L’arrêt du 21 juin 2018 apporte une réponse positive à cette question, en énonçant que l’article 4 du règlement s’oppose bien à une telle réglementation.

Sa position peut être approuvée. L’article 4 du règlement établit la compétence des juridictions de l’État membre dans lequel le défunt avait sa résidence habituelle au moment du décès pour statuer sur l’ensemble d’une succession et vise implicitement l’hypothèse d’une succession ayant une incidence transfrontalière (arrêt, pts 34 et 35), puisque le règlement a précisément pour objet d’apporter un cadre juridique adapté aux successions qui ont une dimension transfrontalière. Et, dès lors que cet article 4 donne compétence pour statuer sur l’ensemble d’une succession à ces juridictions, il faut en déduire qu’il s’applique à toutes les procédures en matière successorale qui se déroulent devant les juridictions des États membres (arrêt, pt 37). La CJUE en conclut que l’article 4 du règlement détermine la compétence internationale des juridictions des États membres relative aux procédures visant des mesures portant sur l’ensemble d’une succession, telles que, notamment, la délivrance des certificats successoraux nationaux, indépendamment de la nature contentieuse ou gracieuse de ces procédures (arrêt, pt 44).

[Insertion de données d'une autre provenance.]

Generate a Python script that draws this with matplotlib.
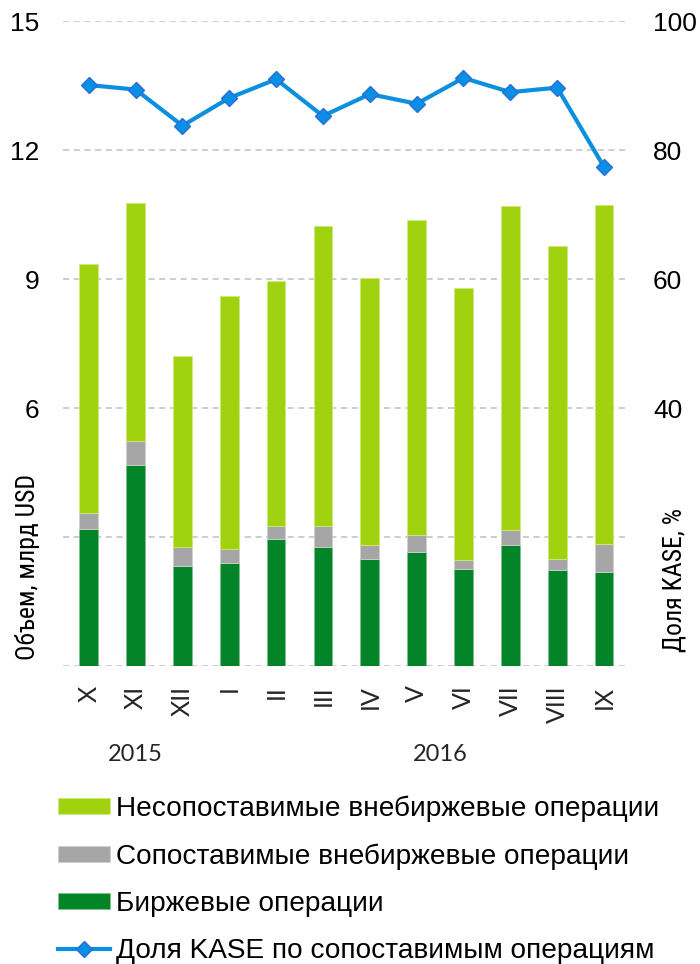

Ce faisant, la Cour de justice de l’Union européenne entend limiter le risque de procédures parallèles devant les juridictions des différents États membres et de contradictions qui pourraient en résulter et ainsi favoriser une meilleure administration de la justice, dans l’esprit du considérant n° 7 du préambule du règlement, selon lequel ce texte a pour objectif de supprimer les difficultés pour faire valoir ses droits dans le contexte d’une succession ayant des incidences transfrontières.